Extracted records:
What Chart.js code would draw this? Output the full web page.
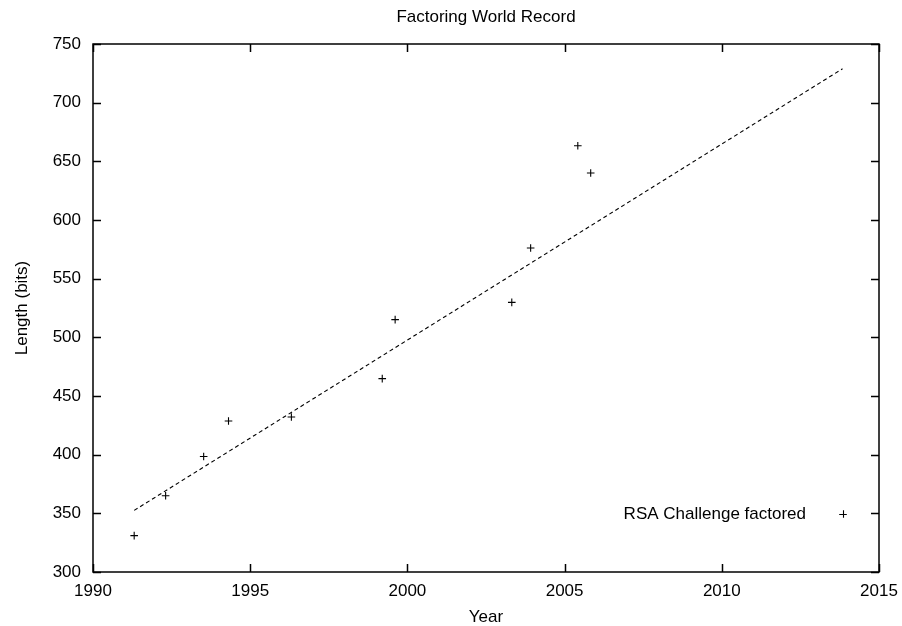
<!DOCTYPE html>
<html>
<head>
<meta charset="utf-8">
<script src="https://cdn.jsdelivr.net/npm/chart.js@4.4.1/dist/chart.umd.min.js"></script>
<style>
  html, body { margin: 0; padding: 0; background: #fff; }
  #wrap { width: 902px; height: 626px; position: relative; }
</style>
</head>
<body>
<div id="wrap"><canvas id="c"></canvas></div>
<script>
// ---- data ----
const years = [1991.31, 1992.31, 1993.52, 1994.31, 1996.31, 1999.20, 1999.61, 2003.32, 2003.92, 2005.42, 2005.83];
const bits  = [331, 365, 398.5, 428.7, 432.1, 464.8, 515.1, 529.8, 576.1, 663.3, 640.1];
const fitYears = [1991.31, 2013.84];
const fitBits  = [352.5, 728.9];
const xMin = 1990, xMax = 2015, xStep = 5;
const yMin = 300, yMax = 750, yStep = 50;
const chartTitle = 'Factoring World Record';
const xTitle = 'Year';
const yTitle = 'Length (bits)';
const seriesLabel = 'RSA Challenge factored';

const FONT = '"Liberation Sans", Arial, Helvetica, sans-serif';
const FS = 17;

const points = years.map((x, i) => ({ x: x, y: bits[i] }));
const fitLine = fitYears.map((x, i) => ({ x: x, y: fitBits[i] }));

const framePlugin = {
  id: 'frame',
  afterDraw(chart) {
    const ctx = chart.ctx;
    const a = chart.chartArea;
    const xs = chart.scales.x, ys = chart.scales.y;
    const tl = 8;
    ctx.save();
    ctx.strokeStyle = '#000';
    ctx.lineWidth = 1.5;
    ctx.beginPath();
    xs.ticks.forEach(t => {
      const px = Math.round(xs.getPixelForValue(t.value)) + 0.5;
      ctx.moveTo(px, a.bottom); ctx.lineTo(px, a.bottom - tl);
      ctx.moveTo(px, a.top); ctx.lineTo(px, a.top + tl);
    });
    ys.ticks.forEach(t => {
      const py = Math.round(ys.getPixelForValue(t.value)) + 0.5;
      ctx.moveTo(a.left, py); ctx.lineTo(a.left + tl, py);
      ctx.moveTo(a.right, py); ctx.lineTo(a.right - tl, py);
    });
    ctx.stroke();
    ctx.strokeRect(a.left, a.top, a.right - a.left, a.bottom - a.top);

    // key (legend) inside plot, bottom right
    const ds = chart.data.datasets[0];
    const ly = 514;
    ctx.fillStyle = '#000';
    ctx.font = FS + 'px ' + FONT;
    ctx.textAlign = 'right';
    ctx.textBaseline = 'middle';
    ctx.fillText(ds.label, 806, ly + 0.5);
    ctx.lineWidth = 1.1;
    ctx.beginPath();
    const cx = 843, r = 3.8;
    ctx.moveTo(cx - r, ly + 0.5); ctx.lineTo(cx + r, ly + 0.5);
    ctx.moveTo(cx + 0.5, ly - r); ctx.lineTo(cx + 0.5, ly + r);
    ctx.stroke();
    ctx.restore();
  }
};

new Chart(document.getElementById('c'), {
  type: 'scatter',
  data: {
    datasets: [
      {
        label: seriesLabel,
        data: points,
        pointStyle: 'cross',
        pointRadius: 3.8,
        pointBorderWidth: 1.1,
        borderColor: '#000',
        backgroundColor: '#000',
        showLine: false
      },
      {
        label: 'fit',
        data: fitLine,
        showLine: true,
        pointRadius: 0,
        borderColor: '#000',
        borderWidth: 1.1,
        borderDash: [4, 3]
      }
    ]
  },
  options: {
    responsive: true,
    maintainAspectRatio: false,
    animation: false,
    devicePixelRatio: 1,
    layout: { padding: { top: 0, right: 23, bottom: 0, left: 0 } },
    plugins: {
      legend: { display: false },
      tooltip: { enabled: false },
      title: {
        display: true,
        text: chartTitle,
        fullSize: false,
        color: '#000',
        font: { family: FONT, size: FS, weight: 'normal', lineHeight: 1.2 },
        padding: { top: 6.8, bottom: 16.8 }
      }
    },
    scales: {
      x: {
        type: 'linear',
        min: xMin, max: xMax,
        grid: { display: false, drawTicks: false },
        border: { display: false },
        ticks: {
          stepSize: xStep,
          color: '#000',
          padding: 9.5,
          maxRotation: 0,
          font: { family: FONT, size: FS },
          callback: v => String(v)
        },
        title: {
          display: true,
          text: xTitle,
          color: '#000',
          font: { family: FONT, size: FS, lineHeight: 1 },
          padding: { top: 0, bottom: 0 }
        },
        afterFit(s) { s.height = 54; s.paddingLeft = 0; s.paddingRight = 0; }
      },
      y: {
        type: 'linear',
        min: yMin, max: yMax,
        grid: { display: false, drawTicks: false },
        border: { display: false },
        ticks: {
          stepSize: yStep,
          color: '#000',
          padding: 12,
          font: { family: FONT, size: FS }
        },
        title: {
          display: true,
          text: yTitle,
          color: '#000',
          font: { family: FONT, size: FS, lineHeight: 1 },
          padding: { top: 14, bottom: 0 }
        },
        afterFit(s) { s.width = 93; s.paddingTop = 0; s.paddingBottom = 0; }
      }
    }
  },
  plugins: [framePlugin]
});
</script>
</body>
</html>
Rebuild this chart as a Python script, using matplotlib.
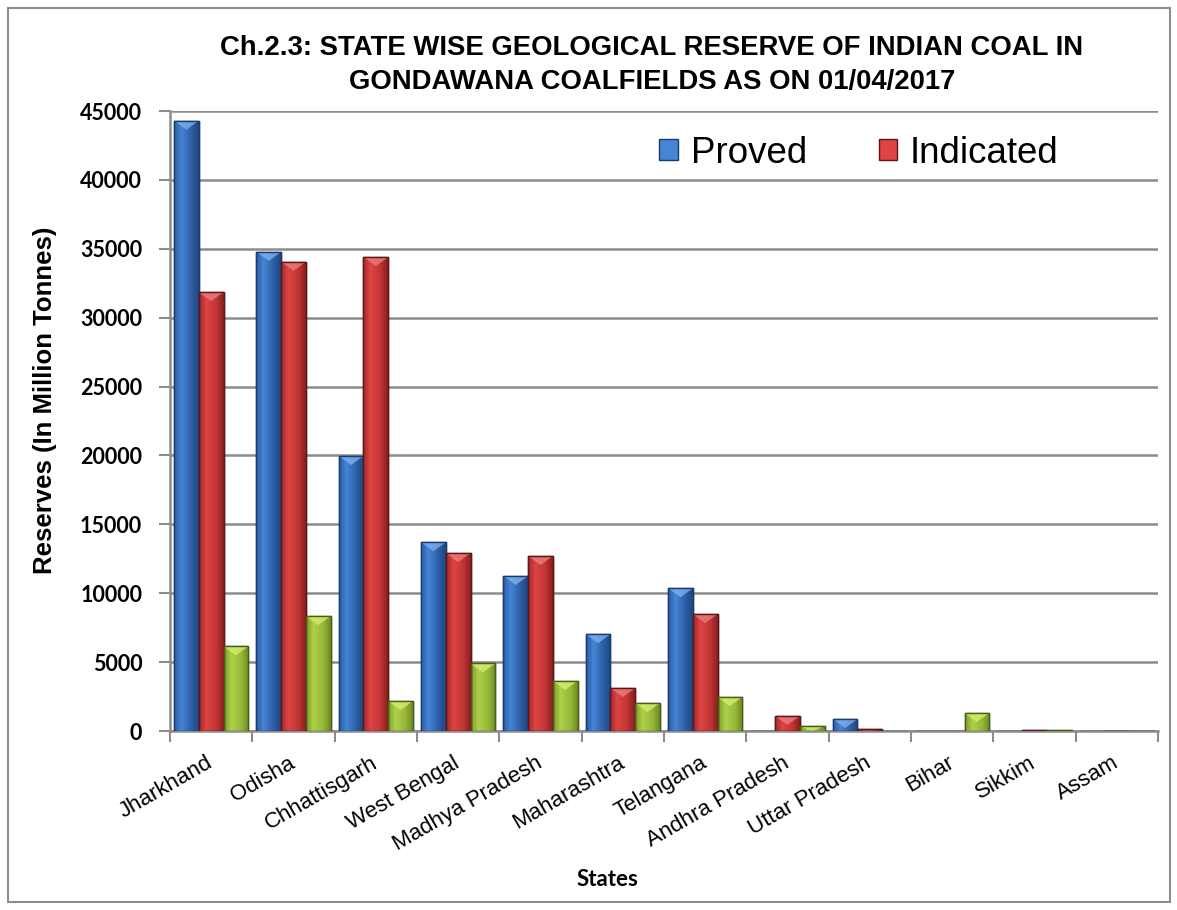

WRITTEN REQUEST:
Go through the entries above and pull out each line with "script" in it.

TASK OUTPUT:
<script src="https://cdn.jsdelivr.net/npm/chart.js@4.4.1/dist/chart.umd.min.js"></script>
<script>
</script>
Rebuild this chart as a Python script, using matplotlib.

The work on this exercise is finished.